How We Harnessed AI to Amplify, Not Replace, the Human Touch

Role: Sole Senior UX Researcher - I independently designed, recruited, facilitated, synthesized, and delivered this study. No research team.

The Problem I Was Asked to Solve

Incomplete caregiver profiles were a major bottleneck in our marketplace, leading to fewer successful matches. We saw an opportunity to leverage AI to help caregivers craft compelling bios at scale. However, this introduced a high-stakes risk: the care industry is built on human trust and authenticity.

The challenge wasn't technical; it was deeply human. My task was to answer the critical question:

“How do we harness the efficiency of AI without sacrificing the authenticity that is the very currency of our platform?”

My Research Approach

To get rapid, behavioral feedback on this disruptive technology, I conducted an unmoderated usability test with 10 caregivers, using a high-fidelity Figma prototype. This method was the fastest way to observe visceral, unfiltered reactions to using AI for such a personal task.
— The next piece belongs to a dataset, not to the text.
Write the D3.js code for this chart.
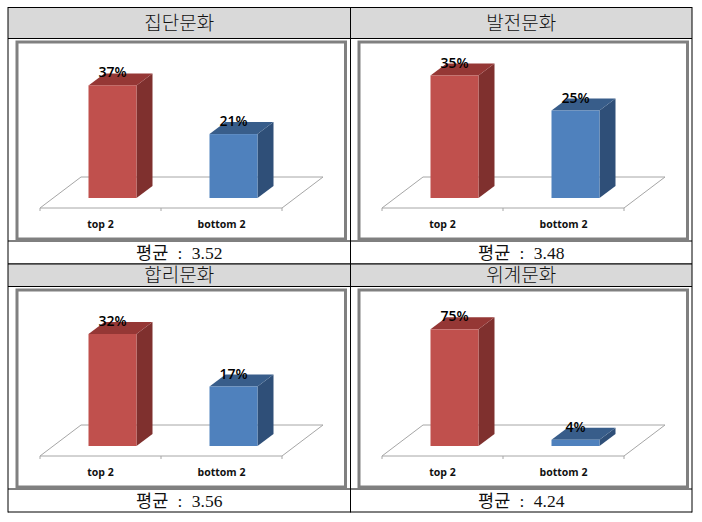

My research focused on assessing the usability, effectiveness, and overall user perception of the AI tool, from the initial questions to the final consent screen.

Prototype of the AI Flow

The 'Aha!' Moment: The Authenticity Paradox

The research revealed a powerful paradox: while an overwhelming 9 out of 10 users preferred the AI-assisted option, they fundamentally rejected the idea of AI as an author. They wanted a partner, not a ghostwriter.

1. The Value: AI as an Efficiency Catalyst

Caregivers saw the AI as a powerful tool to overcome writer's block and save valuable time in their demanding schedules. They viewed the generated bio not as a finished product, but as an excellent "starting point" that empowered them to build upon.
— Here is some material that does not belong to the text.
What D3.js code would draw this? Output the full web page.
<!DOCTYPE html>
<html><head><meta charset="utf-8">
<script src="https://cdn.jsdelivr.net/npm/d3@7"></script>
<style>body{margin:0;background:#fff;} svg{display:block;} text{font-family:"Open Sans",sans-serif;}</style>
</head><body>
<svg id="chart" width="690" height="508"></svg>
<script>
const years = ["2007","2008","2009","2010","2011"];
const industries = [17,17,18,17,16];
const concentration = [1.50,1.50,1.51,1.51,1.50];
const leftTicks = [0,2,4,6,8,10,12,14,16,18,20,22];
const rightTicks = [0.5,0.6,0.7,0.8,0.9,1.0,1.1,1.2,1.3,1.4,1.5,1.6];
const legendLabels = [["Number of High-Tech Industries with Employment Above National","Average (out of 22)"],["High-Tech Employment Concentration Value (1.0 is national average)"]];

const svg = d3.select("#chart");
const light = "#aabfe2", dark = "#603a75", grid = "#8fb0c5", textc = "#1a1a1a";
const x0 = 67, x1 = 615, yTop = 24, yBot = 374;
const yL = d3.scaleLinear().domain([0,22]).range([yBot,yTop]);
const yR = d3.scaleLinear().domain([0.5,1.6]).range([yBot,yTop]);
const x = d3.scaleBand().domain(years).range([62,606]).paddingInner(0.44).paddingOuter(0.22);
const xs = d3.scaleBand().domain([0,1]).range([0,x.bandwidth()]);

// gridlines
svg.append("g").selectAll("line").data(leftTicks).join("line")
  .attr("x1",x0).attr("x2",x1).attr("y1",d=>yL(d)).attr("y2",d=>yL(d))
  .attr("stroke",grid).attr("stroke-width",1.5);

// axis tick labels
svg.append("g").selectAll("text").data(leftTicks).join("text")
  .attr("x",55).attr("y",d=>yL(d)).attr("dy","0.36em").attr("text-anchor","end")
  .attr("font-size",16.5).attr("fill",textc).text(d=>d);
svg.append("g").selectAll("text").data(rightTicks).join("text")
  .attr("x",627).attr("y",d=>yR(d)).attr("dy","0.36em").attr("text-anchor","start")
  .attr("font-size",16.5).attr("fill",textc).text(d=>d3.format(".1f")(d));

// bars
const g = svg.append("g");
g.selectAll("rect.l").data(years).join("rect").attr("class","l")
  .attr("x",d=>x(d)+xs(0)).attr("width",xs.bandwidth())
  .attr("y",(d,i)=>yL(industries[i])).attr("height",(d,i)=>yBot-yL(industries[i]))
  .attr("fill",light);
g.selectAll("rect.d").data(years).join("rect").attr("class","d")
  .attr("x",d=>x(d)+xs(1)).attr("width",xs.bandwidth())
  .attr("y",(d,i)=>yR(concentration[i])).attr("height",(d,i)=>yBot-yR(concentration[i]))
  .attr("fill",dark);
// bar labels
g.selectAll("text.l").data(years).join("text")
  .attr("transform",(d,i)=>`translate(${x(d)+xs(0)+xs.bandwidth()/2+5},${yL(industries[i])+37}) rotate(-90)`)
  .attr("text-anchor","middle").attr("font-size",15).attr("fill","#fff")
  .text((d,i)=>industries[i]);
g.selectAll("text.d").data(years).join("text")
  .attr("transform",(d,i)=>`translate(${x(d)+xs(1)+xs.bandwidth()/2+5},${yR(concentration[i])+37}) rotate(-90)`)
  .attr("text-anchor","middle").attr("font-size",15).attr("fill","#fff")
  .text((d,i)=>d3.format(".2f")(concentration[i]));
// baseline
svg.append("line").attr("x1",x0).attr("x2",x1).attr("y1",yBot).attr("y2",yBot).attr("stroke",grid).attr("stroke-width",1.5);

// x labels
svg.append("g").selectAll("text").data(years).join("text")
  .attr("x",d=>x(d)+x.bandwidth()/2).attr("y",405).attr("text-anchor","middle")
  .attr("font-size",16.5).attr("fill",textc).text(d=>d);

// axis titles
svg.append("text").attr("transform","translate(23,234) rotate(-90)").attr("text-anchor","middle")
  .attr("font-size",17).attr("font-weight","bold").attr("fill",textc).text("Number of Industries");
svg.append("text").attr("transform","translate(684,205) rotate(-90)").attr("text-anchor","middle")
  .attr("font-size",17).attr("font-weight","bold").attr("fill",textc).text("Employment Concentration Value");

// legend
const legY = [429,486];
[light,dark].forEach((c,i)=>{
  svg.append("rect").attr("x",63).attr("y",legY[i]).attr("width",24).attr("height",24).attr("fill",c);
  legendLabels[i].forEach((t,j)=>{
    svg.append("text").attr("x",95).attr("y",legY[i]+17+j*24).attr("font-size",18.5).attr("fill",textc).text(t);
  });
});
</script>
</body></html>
"My first impression is that it's great. It's a great starting point but it doesn't have my personal Flair to it. So, what I would do is Click, yes, it sounds like me, but I hope that there is a space for me to edit this."
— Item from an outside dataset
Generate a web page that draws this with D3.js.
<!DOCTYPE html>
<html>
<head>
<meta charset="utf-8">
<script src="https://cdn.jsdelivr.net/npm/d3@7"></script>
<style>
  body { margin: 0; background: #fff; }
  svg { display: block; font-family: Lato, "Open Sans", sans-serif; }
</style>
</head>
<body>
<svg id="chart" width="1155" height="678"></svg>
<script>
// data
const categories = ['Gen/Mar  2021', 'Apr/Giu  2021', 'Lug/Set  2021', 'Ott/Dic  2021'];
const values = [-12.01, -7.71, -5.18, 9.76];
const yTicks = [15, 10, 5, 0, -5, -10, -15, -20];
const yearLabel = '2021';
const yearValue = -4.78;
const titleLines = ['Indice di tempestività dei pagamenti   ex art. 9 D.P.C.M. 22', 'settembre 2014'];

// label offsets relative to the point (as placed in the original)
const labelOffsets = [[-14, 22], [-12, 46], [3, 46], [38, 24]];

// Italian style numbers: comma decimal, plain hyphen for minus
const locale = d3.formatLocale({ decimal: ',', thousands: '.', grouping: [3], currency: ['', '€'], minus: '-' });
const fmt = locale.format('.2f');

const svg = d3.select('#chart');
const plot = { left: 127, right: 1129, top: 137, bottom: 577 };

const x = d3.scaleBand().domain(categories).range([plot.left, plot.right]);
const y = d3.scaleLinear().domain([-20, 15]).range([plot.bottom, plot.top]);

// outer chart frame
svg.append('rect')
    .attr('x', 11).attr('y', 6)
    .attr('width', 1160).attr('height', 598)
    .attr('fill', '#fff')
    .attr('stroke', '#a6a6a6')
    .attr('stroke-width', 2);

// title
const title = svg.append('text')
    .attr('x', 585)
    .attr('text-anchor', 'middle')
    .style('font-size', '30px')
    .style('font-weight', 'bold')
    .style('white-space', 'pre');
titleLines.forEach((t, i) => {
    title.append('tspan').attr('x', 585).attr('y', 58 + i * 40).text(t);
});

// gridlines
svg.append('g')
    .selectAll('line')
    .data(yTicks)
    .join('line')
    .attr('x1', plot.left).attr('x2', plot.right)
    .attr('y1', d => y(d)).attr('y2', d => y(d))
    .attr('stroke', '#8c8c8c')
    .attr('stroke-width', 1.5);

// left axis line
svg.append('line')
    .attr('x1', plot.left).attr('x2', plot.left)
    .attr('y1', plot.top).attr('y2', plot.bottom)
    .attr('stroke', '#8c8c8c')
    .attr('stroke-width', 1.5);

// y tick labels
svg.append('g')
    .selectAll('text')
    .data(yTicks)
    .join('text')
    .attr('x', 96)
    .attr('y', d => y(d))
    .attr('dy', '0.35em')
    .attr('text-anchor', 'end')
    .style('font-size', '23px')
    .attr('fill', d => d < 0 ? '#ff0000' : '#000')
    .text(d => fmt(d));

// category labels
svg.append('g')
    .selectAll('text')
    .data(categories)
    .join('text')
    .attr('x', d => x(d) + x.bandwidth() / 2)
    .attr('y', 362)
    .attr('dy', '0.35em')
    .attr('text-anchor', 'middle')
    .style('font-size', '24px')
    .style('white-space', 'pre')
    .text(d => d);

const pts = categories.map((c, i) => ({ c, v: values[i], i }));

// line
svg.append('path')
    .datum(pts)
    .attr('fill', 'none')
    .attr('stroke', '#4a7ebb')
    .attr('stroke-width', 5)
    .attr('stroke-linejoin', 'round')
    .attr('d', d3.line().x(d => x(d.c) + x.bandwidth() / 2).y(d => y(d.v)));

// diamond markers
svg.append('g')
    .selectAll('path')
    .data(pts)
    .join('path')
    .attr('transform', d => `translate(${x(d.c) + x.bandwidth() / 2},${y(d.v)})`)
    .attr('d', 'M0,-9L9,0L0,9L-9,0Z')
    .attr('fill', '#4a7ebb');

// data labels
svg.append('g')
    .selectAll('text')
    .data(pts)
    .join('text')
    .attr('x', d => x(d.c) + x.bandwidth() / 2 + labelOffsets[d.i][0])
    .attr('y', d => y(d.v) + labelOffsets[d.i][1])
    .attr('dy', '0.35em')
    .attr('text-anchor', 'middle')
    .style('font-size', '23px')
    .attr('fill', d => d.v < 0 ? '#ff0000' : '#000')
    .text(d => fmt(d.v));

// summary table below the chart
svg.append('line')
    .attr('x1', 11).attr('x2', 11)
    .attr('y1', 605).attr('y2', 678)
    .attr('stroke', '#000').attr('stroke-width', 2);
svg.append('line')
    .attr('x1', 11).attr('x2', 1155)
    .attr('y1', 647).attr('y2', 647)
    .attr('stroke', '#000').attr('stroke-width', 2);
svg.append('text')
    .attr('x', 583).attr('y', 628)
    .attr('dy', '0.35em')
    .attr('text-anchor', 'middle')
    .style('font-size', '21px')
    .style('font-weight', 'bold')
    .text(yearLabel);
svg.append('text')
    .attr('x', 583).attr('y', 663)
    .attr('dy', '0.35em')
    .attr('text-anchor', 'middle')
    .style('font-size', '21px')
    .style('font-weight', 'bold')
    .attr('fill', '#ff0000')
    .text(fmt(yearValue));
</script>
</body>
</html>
2. The Risk: AI as an Authenticity Threat

The single greatest fear was that the AI would create a "generic" persona, stripping away the unique voice that builds trust with families. Users were deeply concerned that the label "Crafted with help from AI" could act as a 'scarlet letter,' undermining their credibility and making families question their honesty.

Concerned about losing the voice and personality, which is valued in the care industry... but definitely more favorable with the time saving aspect.

My Recommendations: From Automation to Collaboration

My findings provided a clear strategy to resolve this paradox: empower the caregiver to collaborate with the AI, giving them full control and ownership of the final product.

  • I recommended repositioning the feature as a "Bio Co-pilot." My research showed users wanted to feel in control, so I recommended adding an explicit "Edit" step immediately after generation.

  • Users found the initial questions too generic. I recommended expanding the question set and allowing for multiple-choice answers to better capture the nuance of their experience.

  • The "Crafted with help from AI" label was perceived negatively. I provided strong, user-backed evidence to the product and legal teams to remove this public-facing label.

Impact

This rapid usability study provided critical insights that fundamentally shaped the product's direction before a single line of code was written. My research directly influenced the product strategy to pivot from a simple "automation" feature to a more sophisticated "collaboration" tool. This user-centered approach de-risked the project by ensuring the final feature would enhance, not compromise, the authenticity that drives trust and successful matches on our platform.

Why This Transfers:

The 'Authenticity Paradox' I surfaced here; Users wanting AI collaboration, not AI authorship is the defining tension in enterprise AI adoption. The same trust dynamics that govern caregiver bio generation govern how knowledge workers adopt AI-assisted drafting, decision-support, and agentic tools. This study demonstrates my ability to research novel AI behaviors before established frameworks exist, which is the exact capability senior AI product teams are hiring for right now.